At CNN, which reported at 10 p.m. that Obama would speak, it was another 45 minutes until the speech was connected to bin Laden, even as Wolf Blitzer provided some cryptic teases: “I have my suspicion on what the president is going to announce. Probably something we’ve been looking forward to, at least from a U.S. perspective, for quite a while.” CNN’s John King eventually reported the news.
Blitzer conceded Monday that he had a pretty good idea what the news would be when sources assured him that the president’s news was not about Libya.
“I didn’t report it because you don’t report something like that based on a suspicion, based on a hunch, based on your journalistic gut instinct,” Blitzer said. “You’ve got to get confirmation. And you can’t just confirm from one source. You need at least two really excellent sources.”

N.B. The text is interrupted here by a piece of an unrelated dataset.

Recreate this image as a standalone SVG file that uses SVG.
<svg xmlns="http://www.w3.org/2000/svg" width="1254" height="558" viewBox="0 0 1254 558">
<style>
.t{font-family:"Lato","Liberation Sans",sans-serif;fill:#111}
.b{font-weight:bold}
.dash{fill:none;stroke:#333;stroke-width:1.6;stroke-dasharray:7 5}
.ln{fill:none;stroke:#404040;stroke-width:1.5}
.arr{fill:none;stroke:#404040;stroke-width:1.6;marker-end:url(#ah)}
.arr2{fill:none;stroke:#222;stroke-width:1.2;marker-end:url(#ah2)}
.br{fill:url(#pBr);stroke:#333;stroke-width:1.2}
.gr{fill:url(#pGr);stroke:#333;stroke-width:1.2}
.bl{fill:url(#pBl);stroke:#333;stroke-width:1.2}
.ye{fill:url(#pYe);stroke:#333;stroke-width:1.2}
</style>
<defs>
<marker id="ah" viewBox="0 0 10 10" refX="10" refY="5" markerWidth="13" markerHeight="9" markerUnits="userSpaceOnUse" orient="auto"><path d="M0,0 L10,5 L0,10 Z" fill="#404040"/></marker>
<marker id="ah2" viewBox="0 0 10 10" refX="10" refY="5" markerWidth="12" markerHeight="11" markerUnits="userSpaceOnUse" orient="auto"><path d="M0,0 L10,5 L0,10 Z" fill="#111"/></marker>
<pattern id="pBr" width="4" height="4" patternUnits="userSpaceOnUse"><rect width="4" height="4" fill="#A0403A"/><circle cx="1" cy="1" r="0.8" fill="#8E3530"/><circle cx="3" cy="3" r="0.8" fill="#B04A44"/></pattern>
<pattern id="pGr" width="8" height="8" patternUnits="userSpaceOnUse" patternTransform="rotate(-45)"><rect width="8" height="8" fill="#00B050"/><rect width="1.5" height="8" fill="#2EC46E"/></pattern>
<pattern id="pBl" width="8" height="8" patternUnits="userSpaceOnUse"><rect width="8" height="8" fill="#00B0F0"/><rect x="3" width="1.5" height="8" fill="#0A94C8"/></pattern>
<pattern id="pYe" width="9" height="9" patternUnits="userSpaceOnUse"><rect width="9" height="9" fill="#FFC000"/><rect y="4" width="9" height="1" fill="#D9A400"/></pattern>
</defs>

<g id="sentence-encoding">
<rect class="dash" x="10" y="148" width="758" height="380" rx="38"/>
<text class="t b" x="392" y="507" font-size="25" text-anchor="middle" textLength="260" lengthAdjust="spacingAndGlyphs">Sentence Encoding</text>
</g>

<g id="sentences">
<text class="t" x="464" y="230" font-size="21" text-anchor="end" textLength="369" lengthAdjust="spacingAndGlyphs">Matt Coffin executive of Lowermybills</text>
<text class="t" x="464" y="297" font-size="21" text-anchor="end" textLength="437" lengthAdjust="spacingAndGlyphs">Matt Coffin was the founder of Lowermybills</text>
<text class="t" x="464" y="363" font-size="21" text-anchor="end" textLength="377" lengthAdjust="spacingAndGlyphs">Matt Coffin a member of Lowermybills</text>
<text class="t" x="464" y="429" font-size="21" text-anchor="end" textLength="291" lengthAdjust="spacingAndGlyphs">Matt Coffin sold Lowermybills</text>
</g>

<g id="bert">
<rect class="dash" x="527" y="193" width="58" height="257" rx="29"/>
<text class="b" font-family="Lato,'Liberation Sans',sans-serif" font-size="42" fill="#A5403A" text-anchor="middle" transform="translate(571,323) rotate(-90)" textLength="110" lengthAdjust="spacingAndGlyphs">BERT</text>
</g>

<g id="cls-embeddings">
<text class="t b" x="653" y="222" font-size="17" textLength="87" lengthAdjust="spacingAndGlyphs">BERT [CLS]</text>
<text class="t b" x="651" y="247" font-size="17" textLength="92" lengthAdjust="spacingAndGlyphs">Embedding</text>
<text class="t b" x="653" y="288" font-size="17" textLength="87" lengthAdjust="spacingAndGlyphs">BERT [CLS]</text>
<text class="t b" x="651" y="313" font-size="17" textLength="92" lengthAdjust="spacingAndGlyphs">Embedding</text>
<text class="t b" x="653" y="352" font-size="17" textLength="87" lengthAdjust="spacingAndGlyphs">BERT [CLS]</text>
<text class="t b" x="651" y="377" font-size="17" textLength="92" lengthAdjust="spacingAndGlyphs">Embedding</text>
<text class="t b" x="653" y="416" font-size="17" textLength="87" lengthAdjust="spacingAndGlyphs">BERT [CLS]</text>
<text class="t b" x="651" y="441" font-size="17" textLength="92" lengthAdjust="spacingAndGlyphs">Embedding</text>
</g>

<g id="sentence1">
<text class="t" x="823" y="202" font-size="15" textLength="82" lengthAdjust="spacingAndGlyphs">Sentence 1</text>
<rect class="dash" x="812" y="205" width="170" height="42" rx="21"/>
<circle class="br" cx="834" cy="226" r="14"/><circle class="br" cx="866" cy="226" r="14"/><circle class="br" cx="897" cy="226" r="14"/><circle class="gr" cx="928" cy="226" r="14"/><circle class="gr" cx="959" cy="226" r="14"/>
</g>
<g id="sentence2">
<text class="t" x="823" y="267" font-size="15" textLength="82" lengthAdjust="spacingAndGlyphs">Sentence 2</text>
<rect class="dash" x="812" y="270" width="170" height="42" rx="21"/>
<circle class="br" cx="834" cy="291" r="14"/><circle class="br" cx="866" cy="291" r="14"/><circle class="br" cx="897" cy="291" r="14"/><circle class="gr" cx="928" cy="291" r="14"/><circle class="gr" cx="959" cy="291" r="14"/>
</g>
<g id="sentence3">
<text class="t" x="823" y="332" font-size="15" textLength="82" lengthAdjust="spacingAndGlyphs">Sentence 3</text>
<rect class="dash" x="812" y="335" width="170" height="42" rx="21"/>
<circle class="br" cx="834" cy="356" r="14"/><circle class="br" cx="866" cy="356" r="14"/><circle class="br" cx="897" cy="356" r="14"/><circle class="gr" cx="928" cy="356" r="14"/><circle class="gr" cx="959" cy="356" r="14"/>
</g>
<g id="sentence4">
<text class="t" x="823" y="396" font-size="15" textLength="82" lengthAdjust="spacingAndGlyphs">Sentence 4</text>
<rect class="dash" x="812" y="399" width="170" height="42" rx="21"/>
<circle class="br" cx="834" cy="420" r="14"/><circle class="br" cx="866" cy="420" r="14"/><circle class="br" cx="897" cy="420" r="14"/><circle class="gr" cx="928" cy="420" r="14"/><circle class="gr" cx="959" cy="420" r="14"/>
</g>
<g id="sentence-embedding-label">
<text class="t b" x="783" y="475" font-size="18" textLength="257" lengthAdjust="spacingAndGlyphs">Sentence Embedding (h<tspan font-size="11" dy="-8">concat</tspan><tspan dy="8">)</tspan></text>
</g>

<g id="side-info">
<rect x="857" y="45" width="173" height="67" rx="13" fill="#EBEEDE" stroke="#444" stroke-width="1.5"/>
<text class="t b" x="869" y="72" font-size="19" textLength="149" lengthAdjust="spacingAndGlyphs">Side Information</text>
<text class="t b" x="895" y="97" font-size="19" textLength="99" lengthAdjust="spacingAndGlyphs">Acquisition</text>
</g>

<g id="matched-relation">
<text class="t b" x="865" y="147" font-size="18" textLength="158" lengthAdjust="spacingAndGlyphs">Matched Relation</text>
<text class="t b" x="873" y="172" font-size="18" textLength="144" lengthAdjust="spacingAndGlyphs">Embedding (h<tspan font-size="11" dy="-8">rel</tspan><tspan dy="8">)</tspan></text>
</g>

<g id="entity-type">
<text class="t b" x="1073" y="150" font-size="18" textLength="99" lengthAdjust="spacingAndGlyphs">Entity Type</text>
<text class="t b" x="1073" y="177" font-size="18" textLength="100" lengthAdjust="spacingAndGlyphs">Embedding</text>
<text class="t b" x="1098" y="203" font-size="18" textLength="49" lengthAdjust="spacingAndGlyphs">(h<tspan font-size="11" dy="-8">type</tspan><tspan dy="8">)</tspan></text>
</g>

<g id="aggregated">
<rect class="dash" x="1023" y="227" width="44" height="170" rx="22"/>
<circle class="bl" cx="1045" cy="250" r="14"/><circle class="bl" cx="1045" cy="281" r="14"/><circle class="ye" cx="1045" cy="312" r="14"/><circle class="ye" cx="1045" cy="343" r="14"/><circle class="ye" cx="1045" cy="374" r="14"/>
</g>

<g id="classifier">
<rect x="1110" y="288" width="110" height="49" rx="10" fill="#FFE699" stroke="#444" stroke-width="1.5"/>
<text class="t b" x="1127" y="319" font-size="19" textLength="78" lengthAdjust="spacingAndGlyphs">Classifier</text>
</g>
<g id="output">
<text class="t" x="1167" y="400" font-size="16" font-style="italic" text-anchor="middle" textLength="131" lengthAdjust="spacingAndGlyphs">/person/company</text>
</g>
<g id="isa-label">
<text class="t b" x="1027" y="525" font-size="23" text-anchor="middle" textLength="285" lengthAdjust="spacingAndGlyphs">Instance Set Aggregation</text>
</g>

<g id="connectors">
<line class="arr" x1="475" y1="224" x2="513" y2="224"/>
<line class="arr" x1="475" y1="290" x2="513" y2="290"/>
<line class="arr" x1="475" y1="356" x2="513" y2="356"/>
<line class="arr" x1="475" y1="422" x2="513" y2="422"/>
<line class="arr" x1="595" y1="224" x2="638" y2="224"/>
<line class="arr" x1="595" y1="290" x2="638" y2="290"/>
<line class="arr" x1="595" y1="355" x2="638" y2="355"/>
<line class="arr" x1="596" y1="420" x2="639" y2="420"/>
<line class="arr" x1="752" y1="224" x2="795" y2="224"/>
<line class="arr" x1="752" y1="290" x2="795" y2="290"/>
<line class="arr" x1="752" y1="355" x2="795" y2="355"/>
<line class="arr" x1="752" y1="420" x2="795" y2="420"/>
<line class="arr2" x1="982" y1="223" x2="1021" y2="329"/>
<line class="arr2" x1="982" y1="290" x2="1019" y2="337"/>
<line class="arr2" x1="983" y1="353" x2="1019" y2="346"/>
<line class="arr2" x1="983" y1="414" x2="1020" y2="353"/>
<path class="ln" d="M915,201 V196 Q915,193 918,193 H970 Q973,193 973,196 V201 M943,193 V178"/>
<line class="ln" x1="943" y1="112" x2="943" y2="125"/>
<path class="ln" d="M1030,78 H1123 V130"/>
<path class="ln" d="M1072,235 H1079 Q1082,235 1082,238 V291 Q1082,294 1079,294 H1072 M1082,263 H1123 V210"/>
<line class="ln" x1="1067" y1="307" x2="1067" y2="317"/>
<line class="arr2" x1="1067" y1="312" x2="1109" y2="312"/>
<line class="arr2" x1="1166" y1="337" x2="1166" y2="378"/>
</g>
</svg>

It’s no longer unusual these days for social media to reflect the first stirrings of a story, said Mark Kraham, chairman of the Radio Television Digital News Association and news director for WHAG-TV in Hagerstown, Md. Yet Kraham said that conventional media showed care and proper caution in reporting the story through. People would have been offended or hurt if news organizations had reported a story of this magnitude and it turned out to be false, he said.

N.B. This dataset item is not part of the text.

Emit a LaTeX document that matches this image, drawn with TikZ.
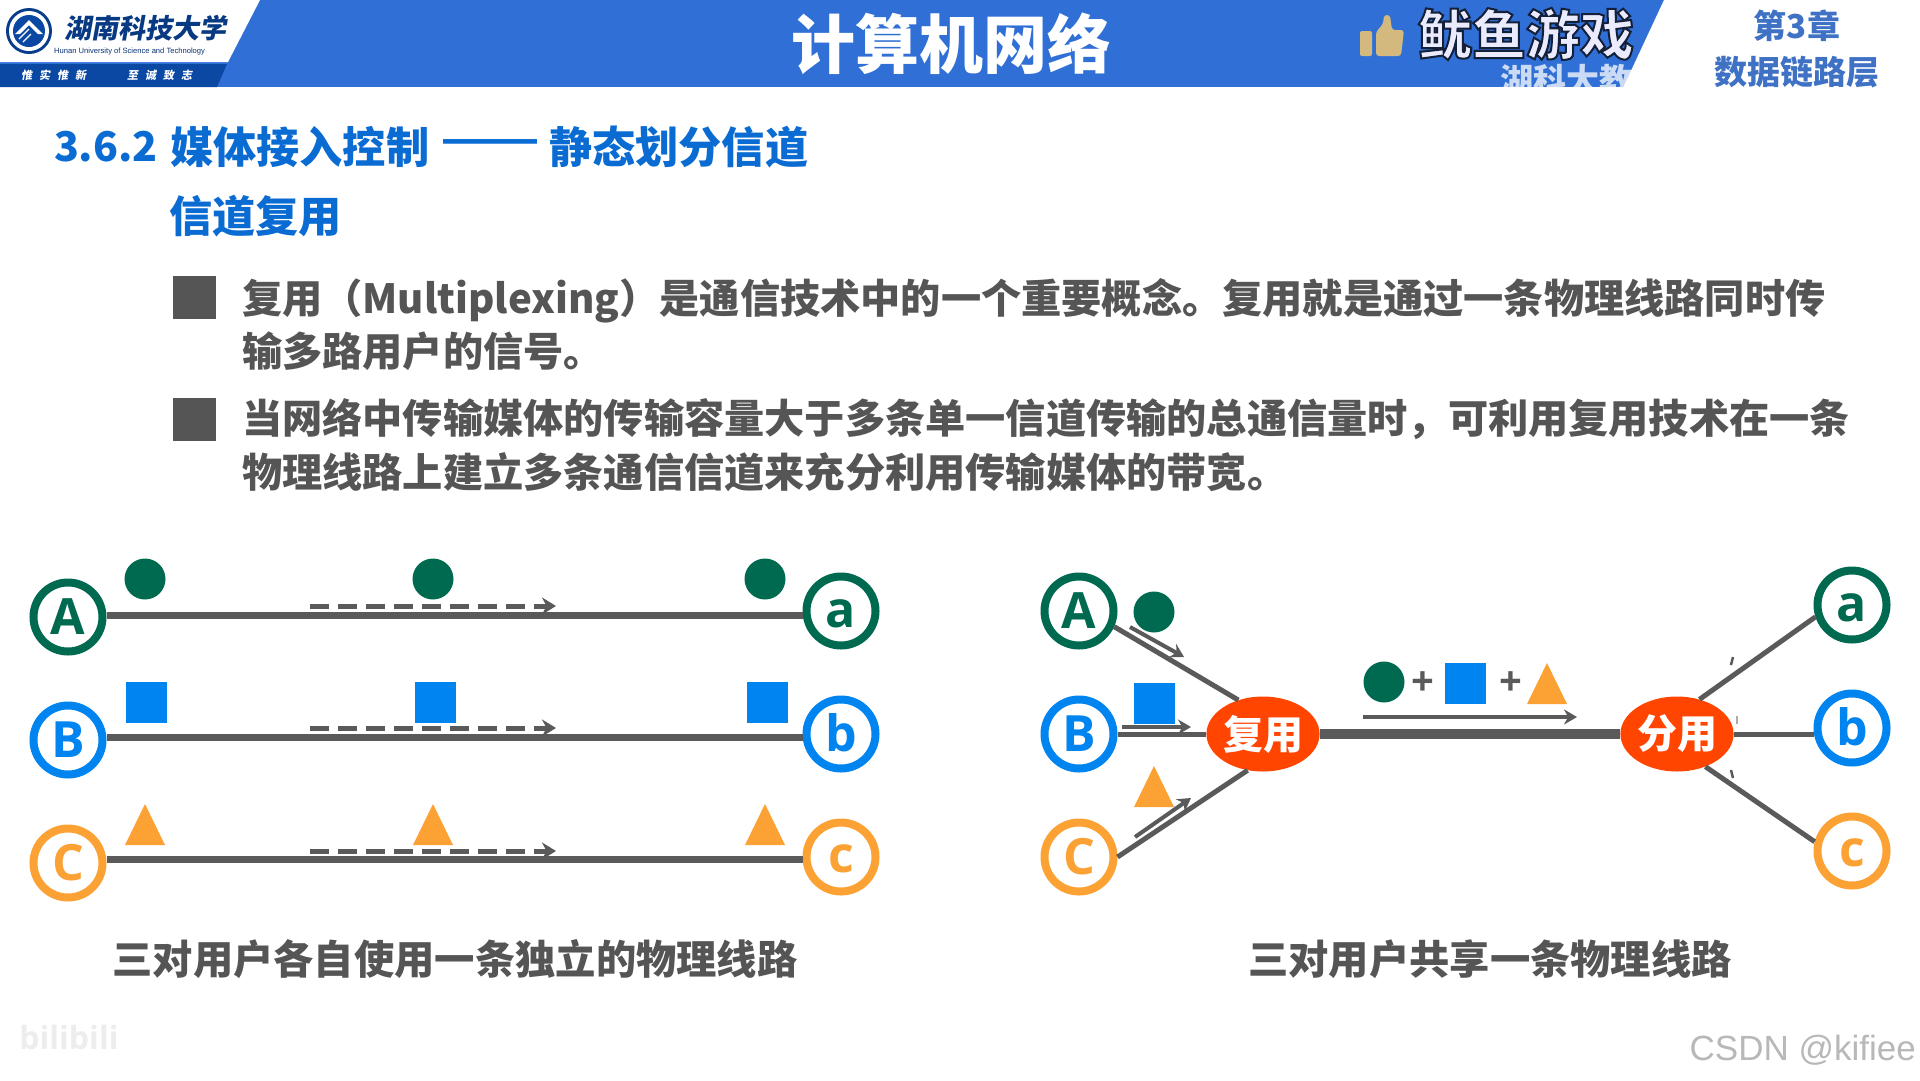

If social media outlets were quick on the story, many posts were quick to point followers to mainstream news organizations, or to pass on links — such as Griffin’s advice to turn on CNN.
Even Urbahn put the brake lights on a rapidly spreading trend: “Stories about ‘the death of (mainstream media)’ because of my first ‘tweet’ are greatly exaggerated,” he tweeted on Monday.
The Newseum, the Washington-based museum devoted to journalism, saw its website crash on Monday because of the crush of people who went to the site to see digital replicas of the front pages from newspapers around the world, a service it has offered since 2002. The site was processing more than 2,800 requests per seconds when it crashed, said Paul Sparrow, senior vice president for broadcasting.
In New York, where nearly 3,000 people died at the World Trade Center, some of those front pages were blunt: “Rot in Hell” was the message on the New York Daily News front page. “U.S. nails the bastard,” the New York Post said on its cover.
Broadcast networks readied special reports on Monday, expanding their evening news broadcasts to an hour to cover the story.
ABC News touted exclusive video of the blood-soaked scene at bin Laden’s compound, obtained through a Pakistani-based producer for the network; ABC would not say how the producer got the footage. On Sunday night, the network had to backtrack from an initial Brian Ross report that bin Laden had been killed several days earlier along with about two dozen other al-Qaida operatives.
Ten years ago Aaron Brown worked all day at CNN, broadcasting from a rooftop with the smoke from the World Trade Center in the background. Many Americans got the terrible news from him that day; now he typifies how news delivery is changing in explaining how he first heard bin Laden was dead.
“I was at dinner here and my phone beeped,” said Brown, who now teaches journalism at Arizona State University in Phoenix.